Neighborhood: Flatiron

Who’s your favorite New Yorker, living or dead, real or fictional?
My favorite New Yorker’s body part is a tie between Peter Stuyvesant’s peg leg and Richard Hell’s Voidoids-era hair.

What’s the best meal you’ve eaten in New York?
Gastronomically, we’re looking at a tie between Babbo and Per Se (I’m allergic to wheat and they baked me my own personal loaf of corn bread), but the honest if annoyingly folksy answer is that my best meals are always at the Old Town Bar, eating red meat with people I really like.

In one sentence, what do you actually do all day in your job?
This time of year I do a lot of readings and speak at colleges, which means I spend about 2 hours at a podium and the other 22 stranded at O’Hare.

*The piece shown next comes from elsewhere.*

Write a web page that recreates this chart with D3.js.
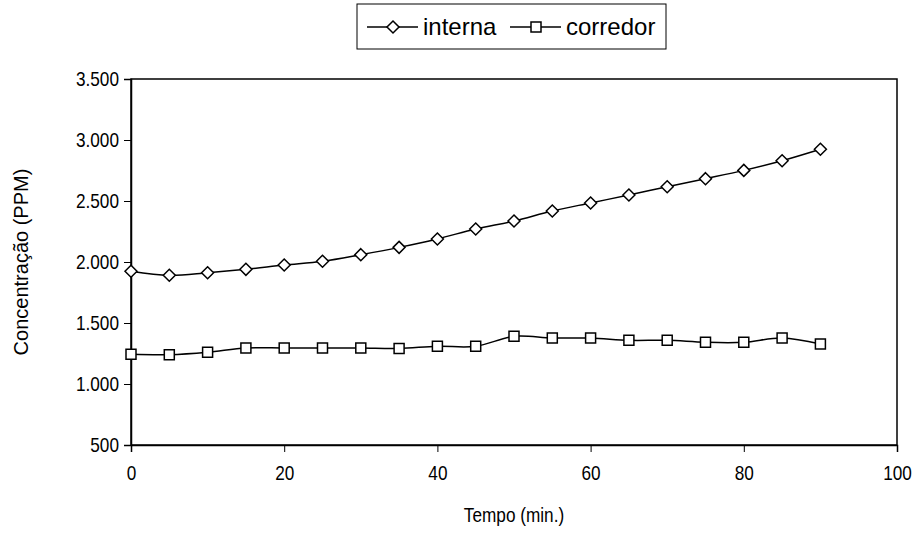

Where do you get your coffee?
Don’t drink it anymore.

What’s the last thing you saw on Broadway?
The Vertical Hour starring Bill Nighy. Just when I thought Nighy doesn’t need language — the man can tell a whole story just by wiggling his hips — he mentions the Sex Pistols and I wished I had a tape loop of him saying “Sex Pistols, Sex Pistols, Sex Pistols” I could listen to while I fall asleep.

Do you give money to panhandlers?
[No answer.]

What’s your drink?
Something tragically seltzery nowadays.

How often do you prepare your own meals?
Between zero and 21 times a week.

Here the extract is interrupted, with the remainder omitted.